New research finds some glaciers in Antarctica are still releasing radioactive chlorine-36 created during 1950s nuclear weapons tests. NASA/Joe MacGregor

Antarctic ice sheets are still releasing a radioactive element as a result of nuclear weapons tests conducted by the US 70 years ago, according to new research published in the Journal of Geophysical Research: Atmospheres.

Chlorine-36 is a naturally occurring radioactive isotope that can form when argon gas reacts with cosmic rays in the atmosphere. It can also form during nuclear explosions over the ocean when neutrons react with chlorine found in seawater, which can evaporate to the stratosphere, travel around the globe, and ultimately become deposited on Antarctic ice and snow where it can become permanently stored.

“There is no more nuclear chlorine-36 in the global atmosphere. That is… why we should observe natural chlorine-36 levels everywhere,” said study author and geoscientist Mélanie Baroni in a statement.

The US conducted multiple nuclear weapons tests in the Pacific Ocean in the 1950s and 1960s. In less than 20 years, a total of 19 operational test series were conducted, resulting in more than 230 detonations. Similar findings of chlorine-36 have been found in ice core samples from a US glacier located in the Wind River Mountain Range of Wyoming.

To determine how chlorine-36 behaves over time, particularly in areas with varying levels of snowfall, researchers took ice core samples dated between 1949 and 2007 from a snow pit at Vostok, a Russian research station in East Antarctica that gets very little snow. They then compared it against samples from 1910 to 1980 taken from Talos Dome, a region located 1,400 kilometers (870 miles) away that receives a lot of snow every year.

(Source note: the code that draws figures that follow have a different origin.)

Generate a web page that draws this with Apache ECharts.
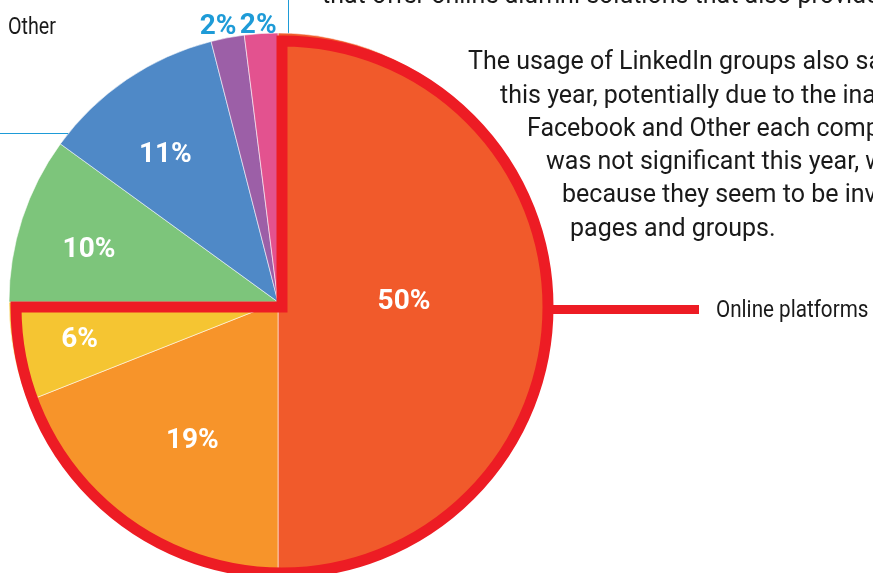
<!DOCTYPE html>
<html>
<head>
<meta charset="utf-8">
<script src="https://cdn.jsdelivr.net/npm/echarts@6/dist/echarts.min.js"></script>
<style>
  html, body { margin: 0; padding: 0; background: #ffffff; }
  #chart { width: 873px; height: 573px; }
</style>
</head>
<body>
<div id="chart"></div>
<script>
// Channel shares, clockwise from 12 o'clock
const categories = ['Online platforms', 'LinkedIn groups', 'Email', 'Events', 'Website', 'Facebook', 'Other'];
const shares = [50, 19, 6, 10, 11, 2, 2];
const sliceColors = ['#F15A2B', '#F7942A', '#F5C532', '#7DC57B', '#4F89C7', '#9C5FA7', '#E3528F'];
// The red outline wraps the first slices of the list
const outlinedCount = 3;

const paragraphLines = [
  'that offer online alumni solutions that also provide',
  'The usage of LinkedIn groups also saw',
  'this year, potentially due to the inability',
  'Facebook and Other each comprised',
  'was not significant this year, which',
  'because they seem to be involved',
  'pages and groups.'
];

// Layout
const PIE_CENTER = [278, 302];
const PIE_RADIUS = 269;
const RING_CENTER = [282, 307];
const RING_RADIUS = 266;
const RING_WIDTH = 11;
const LABEL_RADIUS = [126, 163, 202, 196, 185, 281, 277];
const LABEL_ANGLE_SHIFT = [0, -2.5, 0, -2.6, -3.3, -1.5, -0.5];
const PARA_X = [322, 468, 500, 527, 546, 562, 570];
const PARA_MID = [-3, 63, 97, 130, 163, 196, 230];

const NARROW = 'Roboto, "DejaVu Sans Condensed", sans-serif';
const RED = '#ED1C24';
const BLUE = '#1E9BD7';
const INK = '#1a1a1a';

const total = shares.reduce((a, b) => a + b, 0);
const midAngles = [];
let acc = 0;
shares.forEach((v, i) => {
  midAngles.push(2 * Math.PI * (acc + v / 2) / total + LABEL_ANGLE_SHIFT[i] * Math.PI / 180);
  acc += v;
});
const outlined = shares.slice(0, outlinedCount).reduce((a, b) => a + b, 0);

const chart = echarts.init(document.getElementById('chart'), null, { renderer: 'canvas' });

const paraFont = 25;
const graphics = [
  // leader lines from the surrounding layout
  { type: 'line', z: 0, shape: { x1: 288.5, y1: 0, x2: 288.5, y2: 36 }, style: { stroke: BLUE, lineWidth: 1 } },
  { type: 'line', z: 0, shape: { x1: 0, y1: 133.5, x2: 80, y2: 133.5 }, style: { stroke: BLUE, lineWidth: 1 } },
  { type: 'text', z: 5, x: 8, y: 28, scaleX: 0.82,
    style: { text: 'Other', x: 0, y: 0, fill: INK, font: '24px ' + NARROW, verticalAlign: 'middle' } },
  // connector to the outlined group
  { type: 'line', z: 5, shape: { x1: RING_CENTER[0] + RING_RADIUS, y1: 309.5, x2: 699, y2: 309.5 }, style: { stroke: RED, lineWidth: 9 } },
  { type: 'text', z: 5, x: 716, y: 311, scaleX: 0.86,
    style: { text: 'Online platforms', x: 0, y: 0, fill: INK, font: '24px ' + NARROW, verticalAlign: 'middle' } }
];
paragraphLines.forEach((t, i) => {
  graphics.push({
    type: 'text', z: 5,
    style: { text: t, x: PARA_X[i], y: PARA_MID[i], fill: INK, font: paraFont + 'px Roboto', verticalAlign: 'middle' }
  });
});

chart.setOption({
  animation: false,
  backgroundColor: '#ffffff',
  graphic: { elements: graphics },
  series: [
    {
      type: 'pie',
      z: 2,
      silent: true,
      center: PIE_CENTER,
      radius: PIE_RADIUS,
      startAngle: 90,
      clockwise: true,
      avoidLabelOverlap: false,
      itemStyle: { borderColor: 'rgba(255,255,255,0.55)', borderWidth: 1 },
      label: {
        show: true,
        position: 'inside',
        formatter: p => p.value + '%',
        color: '#ffffff',
        fontFamily: NARROW,
        fontWeight: 'bold',
        fontSize: 28
      },
      labelLine: { show: false },
      labelLayout: p => {
        const i = p.dataIndex;
        const a = midAngles[i];
        return {
          x: PIE_CENTER[0] + LABEL_RADIUS[i] * Math.sin(a),
          y: PIE_CENTER[1] - LABEL_RADIUS[i] * Math.cos(a),
          align: 'center',
          verticalAlign: 'middle'
        };
      },
      data: shares.map((v, i) => ({
        name: categories[i],
        value: v,
        itemStyle: { color: sliceColors[i] },
        label: i >= 5 ? { color: BLUE } : {}
      }))
    },
    {
      type: 'pie',
      z: 3,
      silent: true,
      center: RING_CENTER,
      radius: RING_RADIUS,
      startAngle: 90,
      clockwise: true,
      label: { show: false },
      labelLine: { show: false },
      data: [
        { name: 'outlined', value: outlined, itemStyle: { color: 'rgba(0,0,0,0)', borderColor: RED, borderWidth: RING_WIDTH, borderJoin: 'miter' } },
        { name: 'rest', value: total - outlined, itemStyle: { color: 'rgba(0,0,0,0)', borderWidth: 0 } }
      ]
    }
  ]
});
</script>
</body>
</html>
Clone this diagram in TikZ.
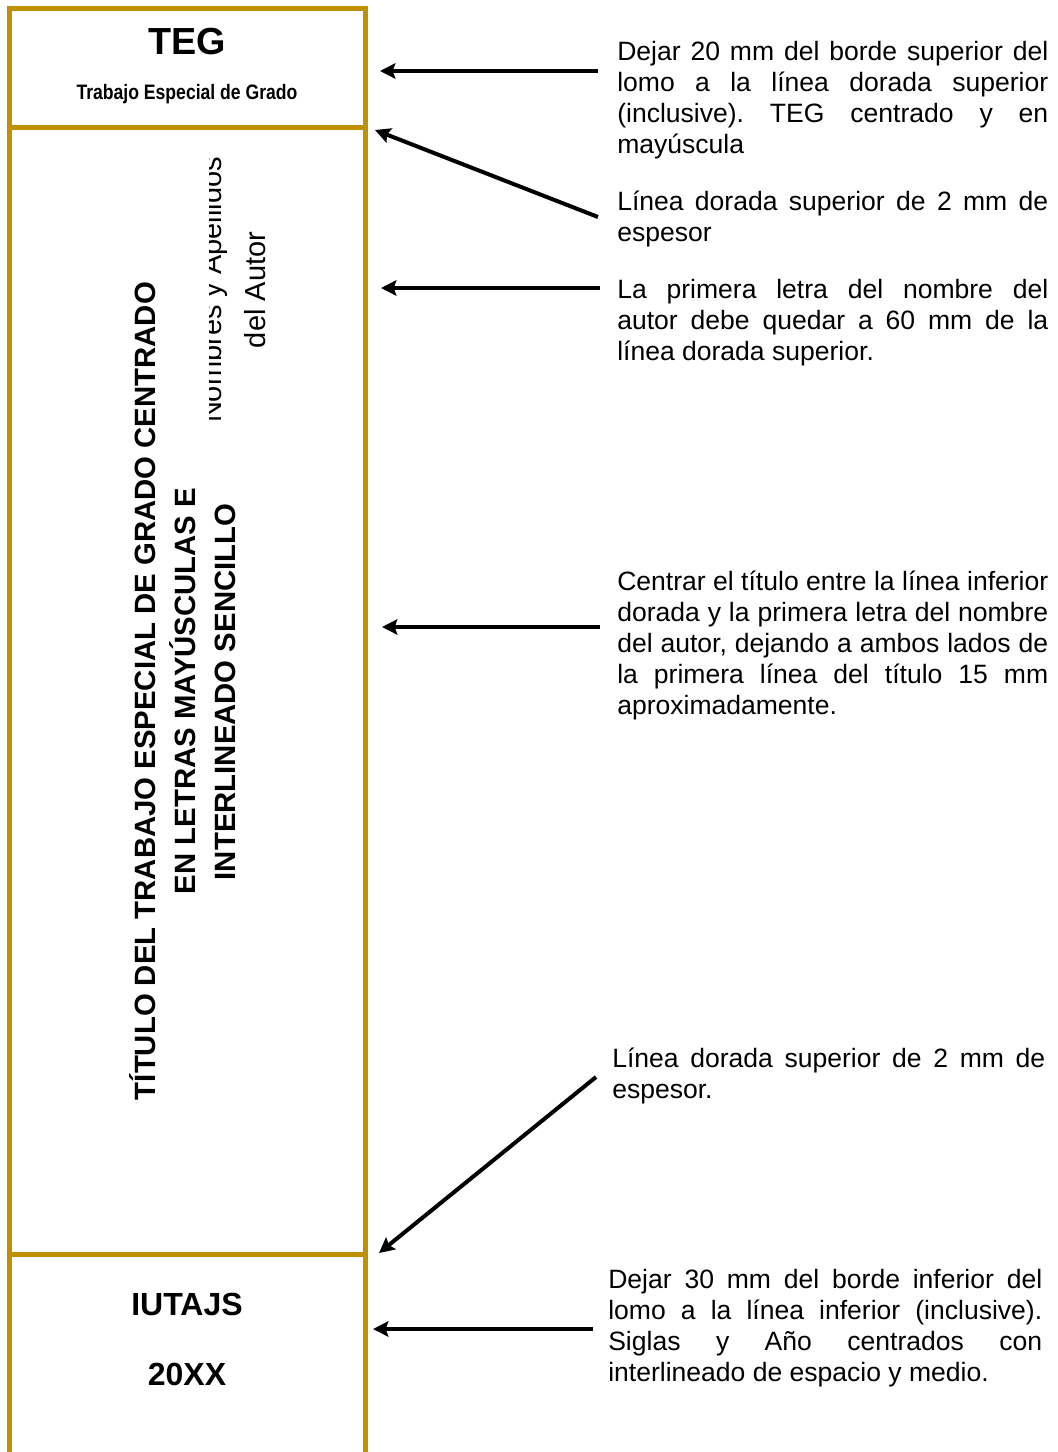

Vostok and Talos Dome are both shown on this map of Antarctica. Vostok is still releasing anthropogenic chlorine-36 into the atmosphere. AGU

Ice from Talos Dome was shown to decrease over time and only held about four times the level of natural chlorine-36 in 1980. Vostok, on the other hand, showed very high levels – the top snow was 10 times the expected level of naturally occurring chlorine-36 suggesting that snow here is still releasing radioactive isotopes from marine nuclear tests and that chlorine-36 is more mobile than previously anticipated, moving upwards from the depths.

The authors caution that “the atmosphere of Vostok remains polluted by anthropogenic chlorine today. This pollution results from gaseous mobility at low accumulation sites and implies re‐emission of chlorine-36 from the snowpack that is not observed at Talos Dome.”

Researchers hope to next drill for a 1.5-million-year-old ice core in order to better understand how Vostok releases chlorine-36 and to help inform how it builds up in snowpack over time, informing how we date ancient ice and understand Earth’s climate.